Фундаментальное значение для философии науки имела теорема Геделя о неполноте, утверждающая, что в любой достаточно развитой аксиоматической теории (содержащей арифметику натуральных чисел) имеются истинные, но недоказуемые утверждения. Континуум-гипотеза и оказалась как раз таким утверждением. А теория множеств, тем самым, оказалась неполной и, более того, — непополняемой теорией, то есть, теорией, для которой нельзя привести исчерпывающего списка аксиом. Теорема Геделя обозначила естественные границы применимости аксиоматического метода. В то же время она как бы указывала границы и научному разуму вообще. Грубо говоря, теорема о неполноте утверждает, что не всё истинное можно доказать, не всё истинное открывается дискурсивному разуму. Есть вещи, которые понятны для нас, но недоказуемы: доступ к ним недискурсивен, сверхнаучен. Здесь само собой вспоминается знаменитое высказывание Паскаля из его «Мыслей»: «Сердце имеет свои резоны, которых разум совсем не знает»[144]. Многое понятное оказывается для нас, тем не менее, таинственным… Так и бесконечность, которая традиционно, со времён греческой науки, интерпретировалась апофатически, и которую наука нового времени попыталась «приручить», понять позитивно, вписав в рамки аксиоматического метода, всё таки проявила свою апофатическую природу: через неисчерпаемость непополняемых теорий…
Этими «понятными», но, в то же время, таинственными утверждениями оказываются для нас, прежде всего, аксиомы научных теорий.
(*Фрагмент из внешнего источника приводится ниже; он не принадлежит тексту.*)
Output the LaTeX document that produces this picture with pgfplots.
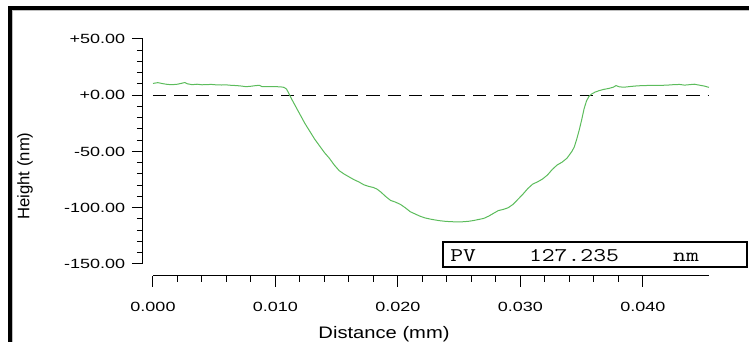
\documentclass[border=0pt]{standalone}
\usepackage{pgfplots}
\pgfplotsset{compat=1.18}
\usepackage{graphicx}
\usepackage{fontspec}
\setmainfont{Liberation Sans}
\definecolor{profile}{RGB}{92,188,92}
% widened glyphs, as on the instrument's screen
\newcommand\tl[1]{\scalebox{1.35}[1]{#1}}
\newcommand\wl[1]{\scalebox{1.21}[1]{#1}}

\pgfplotstableread{
x y
0.0000 10.5
0.0004 11.2
0.0008 10.3
0.0012 9.6
0.0016 9.4
0.0020 9.8
0.0024 10.8
0.0026 11.3
0.0028 10.2
0.0032 9.4
0.0036 9.8
0.0040 9.3
0.0044 9.5
0.0048 9.6
0.0052 9.2
0.0056 9.1
0.0060 9.2
0.0064 8.8
0.0068 8.6
0.0072 8.2
0.0076 7.6
0.0080 8.0
0.0084 8.6
0.0087 8.8
0.0089 7.7
0.0094 7.6
0.0100 7.6
0.0104 7.5
0.0107 7.0
0.0109 5.5
0.0111 1.5
0.0113 -3
0.0116 -9
0.0120 -17
0.0124 -25
0.0128 -32
0.0132 -39
0.0136 -45
0.0140 -51
0.0144 -56
0.0148 -62
0.0152 -67
0.0156 -70
0.0160 -72.5
0.0164 -75
0.0168 -77
0.0172 -79.5
0.0176 -81
0.0180 -82
0.0183 -83.5
0.0186 -86
0.0190 -90
0.0194 -93.5
0.0198 -95
0.0202 -97
0.0206 -100
0.0210 -103.5
0.0214 -105.5
0.0218 -107.5
0.0222 -109
0.0226 -110
0.0230 -110.8
0.0234 -111.5
0.0238 -112
0.0242 -112.3
0.0246 -112.5
0.0250 -112.6
0.0254 -112.4
0.0258 -112
0.0262 -111.3
0.0266 -110.4
0.0270 -109.5
0.0274 -107.5
0.0278 -105
0.0282 -102.5
0.0286 -101.5
0.0290 -100
0.0294 -97
0.0298 -92.5
0.0302 -88
0.0306 -83
0.0310 -79
0.0314 -77
0.0318 -74.5
0.0322 -71
0.0326 -66
0.0330 -62
0.0334 -59.5
0.0338 -56
0.0342 -50
0.0344 -46
0.0346 -39
0.0348 -31
0.0350 -22
0.0352 -12
0.0354 -5
0.0356 -1
0.0358 1
0.0361 2.8
0.0364 4
0.0368 5.2
0.0372 6
0.0376 7.2
0.0378 8.6
0.0381 7.4
0.0385 7.2
0.0390 7.8
0.0395 8.3
0.0400 8.6
0.0405 8.7
0.0410 8.8
0.0415 8.8
0.0420 9.0
0.0425 9.4
0.0430 9.6
0.0434 9.0
0.0438 9.4
0.0442 9.8
0.0446 9.0
0.0450 8.2
0.0454 7.0
}\profiledata

\begin{document}
\begin{tikzpicture}
\path[use as bounding box] (0,0) rectangle (561.75pt,256.5pt);
% window frame
\fill[black] (6pt,249pt) rectangle (561.75pt,252pt);
\fill[black] (6pt,0pt) rectangle (9pt,252pt);
\draw[black!25, line width=0.6pt] (9.3pt,0pt) -- (9.3pt,248.7pt) -- (561.75pt,248.7pt);

\begin{axis}[
  at={(114.75pt,58.5pt)}, anchor=south west,
  scale only axis, width=417pt, height=168.75pt,
  xmin=0, xmax=0.0454, ymin=-150, ymax=50,
  axis lines*=left,
  axis x line shift=9pt, axis y line shift=7.5pt,
  axis line style={black, line width=0.75pt},
  tick style={black, line width=0.75pt},
  tick align=outside,
  major tick length=8.25pt, minor tick length=4.5pt,
  scaled x ticks=false, scaled y ticks=false,
  xtick={0,0.01,0.02,0.03,0.04},
  xticklabels={\tl{0.000},\tl{0.010},\tl{0.020},\tl{0.030},\tl{0.040}},
  minor x tick num=4,
  ytick={-150,-100,-50,0,50},
  yticklabels={\tl{-150.00},\tl{-100.00},\tl{-50.00},\tl{+0.00},\tl{+50.00}},
  minor y tick num=4,
  ticklabel style={font=\fontsize{10}{12}\selectfont, inner sep=0pt},
  yticklabel style={anchor=east, xshift=-5pt},
  xticklabel style={anchor=north, yshift=-11pt},
  xlabel={\wl{Distance (mm)}},
  ylabel={Height (nm)},
  label style={font=\fontsize{12.5}{14}\selectfont, inner sep=0pt},
  xlabel style={at={(axis description cs:0.4155,-0.33)}, anchor=base},
  ylabel style={at={(axis description cs:-0.230,0.391)}, anchor=center, rotate=0},
  clip=false,
]
\addplot[black, line width=0.75pt, dash pattern=on 10pt off 6pt] coordinates {(0,0) (0.0454,0)};
\addplot[profile, line width=0.75pt] table[x=x,y=y] {\profiledata};
\end{axis}

% peak-to-valley readout
\draw[black, line width=1.5pt, fill=white] (332.25pt,56.25pt) rectangle (560.25pt,75pt);
\node[anchor=base west, inner sep=0pt, font=\ttfamily\fontsize{14.5}{16}\selectfont] at (337.5pt,60pt) {\scalebox{1.29}[1]{PV}};
\node[anchor=base, inner sep=0pt, font=\ttfamily\fontsize{14.5}{16}\selectfont] at (430.5pt,60pt) {\scalebox{1.29}[1]{127.235}};
\node[anchor=base, inner sep=0pt, font=\ttfamily\fontsize{14.5}{16}\selectfont] at (514.5pt,60pt) {\scalebox{1.29}[1]{nm}};
\end{tikzpicture}
\end{document}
Лейбниц, этот величайший рационалист всех времён, пытается преодолеть данность аксиом через введение принципов более высокого порядка, которые должны были бы объяснить сами научные аксиомы. Он называл их архитектоническими принципами: принцип непрерывности (исключающий из мироздания все возможные «зияния»), принцип оптимума (наш мир есть наилучший из возможных), принцип законопостоянства[145]. К ним можно добавить принцип противоречия и принцип достаточного основания. Принципы эти действительно играют огромную роль в научном познании и, прежде всего, в сегодняшней науке. Через формулировку этих положений великий философ действительно углубил наше понимание познания, выделив в нём важные регулятивные начала науки, без которых она, собственно, никогда и не существовала, и которые естественно связывают её с другими сферами культуры. Но Лейбниц хотел большего. Мир, полностью объяснённый с помощью этих принципов, должен был бы представлять собой торжество научно-философской катафатики… Именно в такой перспективе и строится лейбницевская «Монадология». Но в лейбницевском мире нет творения из ничего, грехопадения, искупления; нет, вообще говоря, и трансцендентности Бога и человека — всего того, что составляет сердцевину христианского учения. Всё это связано с тайной свободы — Бога и человека, с тайной личности. И вообще говоря, для описания всего этого требуется другой язык[146]… Но и сам Лейбниц очень ярко и убедительно показывал, как тесно связаны идея свободы и бесконечности…[147] Именно поэтому бесконечность, входя в науку, неизбежно взламывает все утопические проекты чисто научной катафатики и приносит с собой веяния другого мира, в котором существует творчество, любовь, жертва, милосердие… Наука через свои архитектонические принципы, — прежде всего, закон достаточного основания и связанный с ним принцип недостаточного основания — заключает все свои построения в некотором ареале, вытесняя всё чуждое за его пределы. Но, однако, и наука, пытаясь найти обоснование своим аксиомам и началам, подходит, временами, к границам этого ареала, открывая апофатическую бездну бесконечной Божественной и богоданной человеку свободы.